Large language models (LLMs) have recently become highly valuable tools in complicated reasoning tasks, language production, and human language interpretation. Since then, there has been a dramatic increase in funding for studies in this area, and both the number of models used and the amount of data used for training have grown substantially. This also points to a rise in the inference and training costs.Â
Having efficient designs at inference time is important to ensure these models’ broader range of uses and flexibility. Various Pareto-Frontiers, or trade-offs, between LLM latency and performance, are relevant to these systems’ end-users. Multiple strategies, such as pruning and KV-Cache optimization, have been used to improve the inference efficiency of language models. Finding the best frontier of language models for inference can thus be expressed as a problem of optimizing many objectives or constraints.
A new study by researchers from the University of Freiburg and Bosch Center for Artificial Intelligence present Hardware-Aware-GPT-Bench (HW-GPT-Bench), a language model space benchmark that takes hardware into account, to evaluate and optimize LLMs (long language models) using various hardware metrics. The goal of creating this benchmark is to speed up the process of studying and developing algorithms for hardware-aware search in the language model space.
To efficiently train a supernet proxy that covers different LLM setups, HW-GPT-Bench uses weight-sharing methods from Neural Architecture Search (NAS). A complete evaluation methodology is provided by profiling these models on thirteen devices using five critical hardware metrics: latency, energy consumption, GPU memory usage, FLOPS, and performance.Â
This comprehensive benchmark covers small, medium, and large model scales using performance and hardware metric predictors across many devices. The team investigated eight distinct multi-objective optimization algorithms, comparing performance and hardware measurements to find the best configurations by analyzing cutting-edge NAS methods. They use their pretrained surrogates for various model sizes to investigate the interplay between hardware and performance measures. This work helps with integration and reproducibility; the public API provides a queryable, open-source interface for predictors, supernetwork weights, and baselines.

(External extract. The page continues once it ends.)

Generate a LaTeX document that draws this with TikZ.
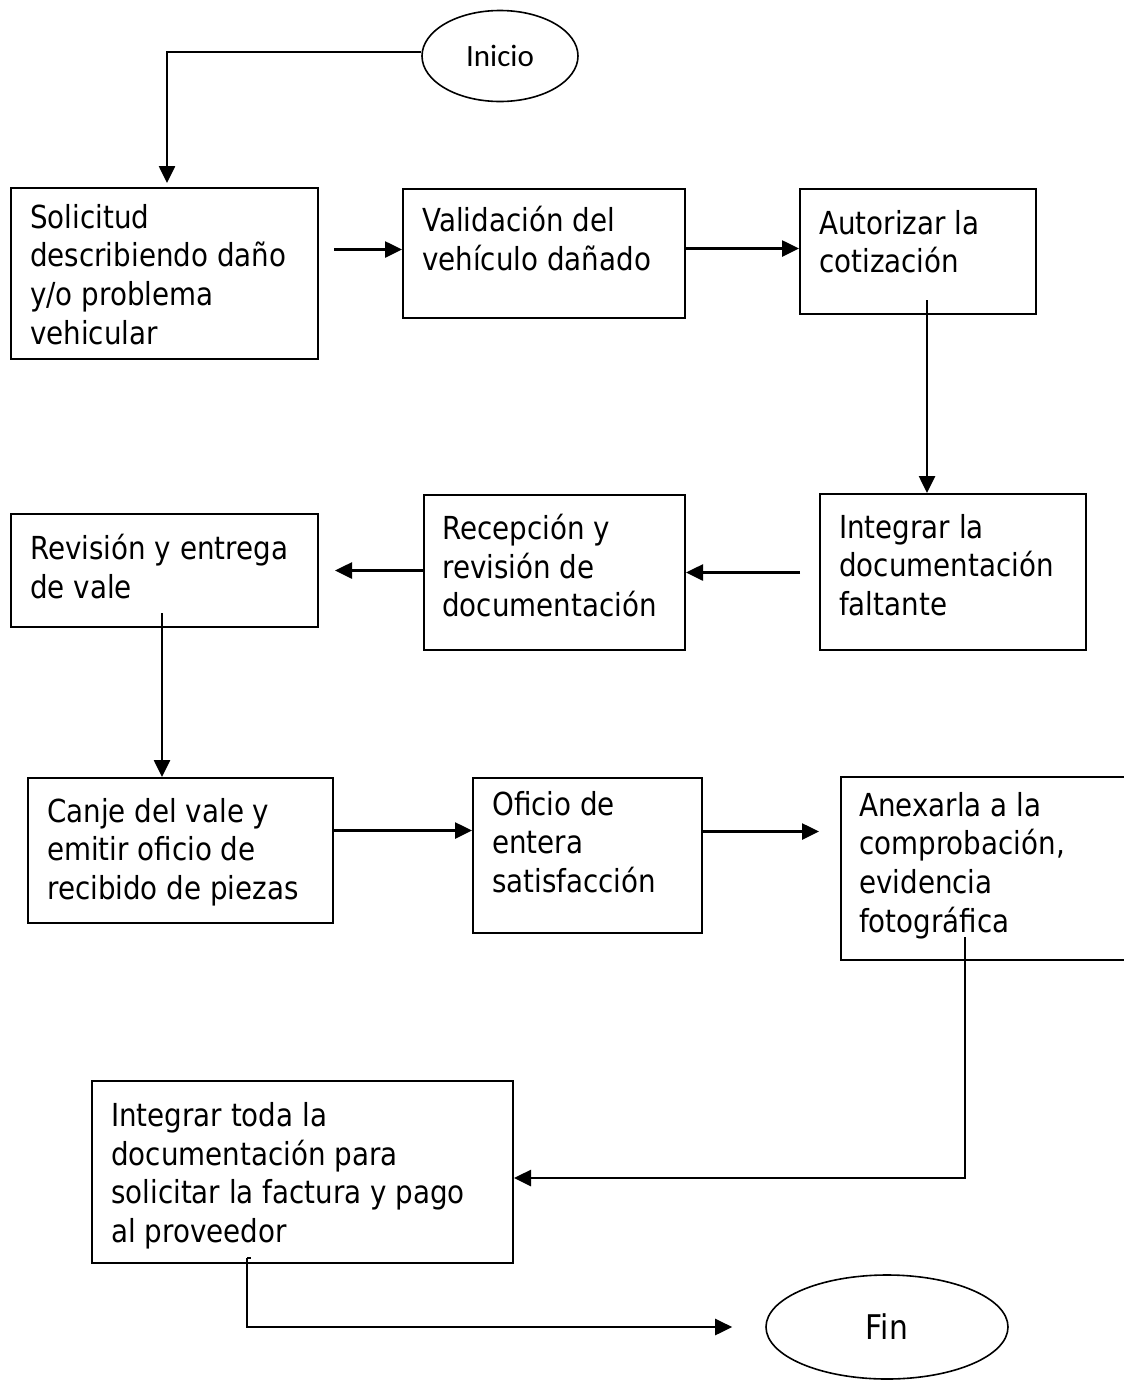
\documentclass[tikz,border=0pt]{standalone}
\usepackage{fontspec}
\setmainfont{DejaVu Sans}[FakeStretch=0.875]
\newfontfamily\carlito{Carlito}
\usepackage{tikz}
\usetikzlibrary{arrows.meta, positioning, shapes.geometric}

\tikzset{
  paso/.style={draw, rectangle, line width=2pt, anchor=north west, inner sep=0pt},
  texto/.style={anchor=north west, inner sep=0pt, align=left, font=\fontsize{31.7}{38.7}\selectfont},
  terminal/.style={draw, ellipse, line width=1.6pt, inner sep=0pt},
  flecha/.style={line width=2.6pt, -{Triangle[length=17pt, width=16pt]}}
}

\begin{document}
\begin{tikzpicture}[x=1pt, y=-1pt]
    \useasboundingbox (0,0) rectangle (1124,1382);

    % === Inicio ===
    \node[terminal, minimum width=156pt, minimum height=91pt, font=\carlito\fontsize{31}{37}\selectfont] (inicio) at (500,56) {Inicio};

    % === Row 1 ===
    \node[paso, minimum width=307pt, minimum height=171pt] (solicitud) at (10,187) {};
    \node[texto, below right=17pt and 20pt of solicitud.north west] (solicitud-t) {Solicitud\\describiendo daño\\y/o problema\\vehicular};
    \node[paso, minimum width=282pt, minimum height=129pt] (validacion) at (402,188) {};
    \node[texto, below right=18pt and 20pt of validacion.north west] (validacion-t) {Validación del\\vehículo dañado};
    \node[paso, minimum width=236pt, minimum height=125pt] (autorizar) at (799,188) {};
    \node[texto, below right=22pt and 20pt of autorizar.north west] (autorizar-t) {Autorizar la\\cotización};

    % === Row 2 ===
    \node[paso, minimum width=266pt, minimum height=156pt] (integrar) at (819,493) {};
    \node[texto, below right=21pt and 20pt of integrar.north west] (integrar-t) {Integrar la\\documentación\\faltante};
    \node[paso, minimum width=261pt, minimum height=155pt] (recepcion) at (423,494) {};
    \node[texto, below right=20pt and 19pt of recepcion.north west] (recepcion-t) {Recepción y\\revisión de\\documentación};
    \node[paso, minimum width=307pt, minimum height=113pt] (revision) at (10,513) {};
    \node[texto, below right=21pt and 20pt of revision.north west] (revision-t) {Revisión y entrega\\de vale};

    % === Row 3 ===
    \node[paso, minimum width=305pt, minimum height=145pt] (canje) at (27,777) {};
    \node[texto, below right=21pt and 20pt of canje.north west] (canje-t) {Canje del vale y\\emitir oficio de\\recibido de piezas};
    \node[paso, minimum width=229pt, minimum height=155pt] (oficio) at (472,777) {};
    \node[texto, below right=14pt and 20pt of oficio.north west] (oficio-t) {Oficio de\\entera\\satisfacción};
    % box runs off the right edge
    \node[paso, minimum width=290pt, minimum height=183pt] (anexar) at (840,776) {};
    \node[texto, below right=16pt and 19pt of anexar.north west] (anexar-t) {Anexarla a la\\comprobación,\\evidencia\\fotográfica};

    % === Row 4 ===
    \node[paso, minimum width=421pt, minimum height=182pt] (pago) at (91,1080) {};
    \node[texto, below right=22pt and 20pt of pago.north west] (pago-t) {Integrar toda la\\documentación para\\solicitar la factura y pago\\al proveedor};

    % === Fin ===
    \node[terminal, minimum width=242pt, minimum height=104pt, font=\fontsize{34}{40}\selectfont] (fin) at (887,1327) {Fin};

    % Connectors
    \draw[flecha, shorten >=4pt] ([yshift=4pt]inicio.west) -| ([xshift=2.5pt]solicitud.north);
    \draw[flecha, shorten <=15pt] ([yshift=4pt]solicitud.east |- validacion.west) -- ([yshift=4pt]validacion.west);
    \draw[flecha] ([yshift=3pt]validacion.east |- autorizar.west) -- ([yshift=3pt]autorizar.west);
    \draw[flecha] ([xshift=9pt, yshift=15pt]autorizar.south) -- ([xshift=9pt]autorizar.south |- integrar.north);
    \draw[flecha, shorten <=19pt] (integrar.west |- recepcion.east) -- (recepcion.east);
    \draw[flecha, shorten >=16pt] (recepcion.west |- revision.east) -- (revision.east);
    \draw[flecha] ([xshift=-2.5pt, yshift=15pt]revision.south) -- ([xshift=-2.5pt]revision.south |- canje.north);
    \draw[flecha] ([yshift=20pt]canje.east) -- ([yshift=20pt]canje.east -| oficio.west);
    \draw[flecha, shorten >=21pt] ([yshift=24pt]oficio.east) -- ([yshift=24pt]oficio.east -| anexar.west);
    \draw[flecha] ([xshift=-21pt, yshift=24pt]anexar.south) |- ([yshift=-6pt]pago.east);
    \draw[flecha, shorten >=33pt] ([xshift=-55.5pt, yshift=6pt]pago.south) |- (fin.west);
    % small stub on top of the last line
    \draw[line width=1.6pt] ([xshift=-55.5pt, yshift=6pt]pago.south) -- ++(4,0);
\end{tikzpicture}
\end{document}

Training and deploying LLMs place a heavy computational burden on the world’s power grid. To minimize the negative environmental effects caused by large-scale AI deployments, HW-GPT-Bench optimizes LLM configurations to lower energy consumption. The proposed benchmark helps create environmentally friendly AI by locating designs that use less power.
Optimizing hardware efficiency during LLMs’ training and deployment stages can result in significant cost savings. By decreasing the computational resources required, organizations can reap economic benefits and make large-scale AI solution deployment more realistic. Industries that rely on processing and analyzing massive amounts of data will benefit the most from this economic efficiency.
The team’s long-term goals include:
Investigating quantization methods.
Developing surrogates for more current and larger models.
Determining the best way to combine NAS with pruning strategies.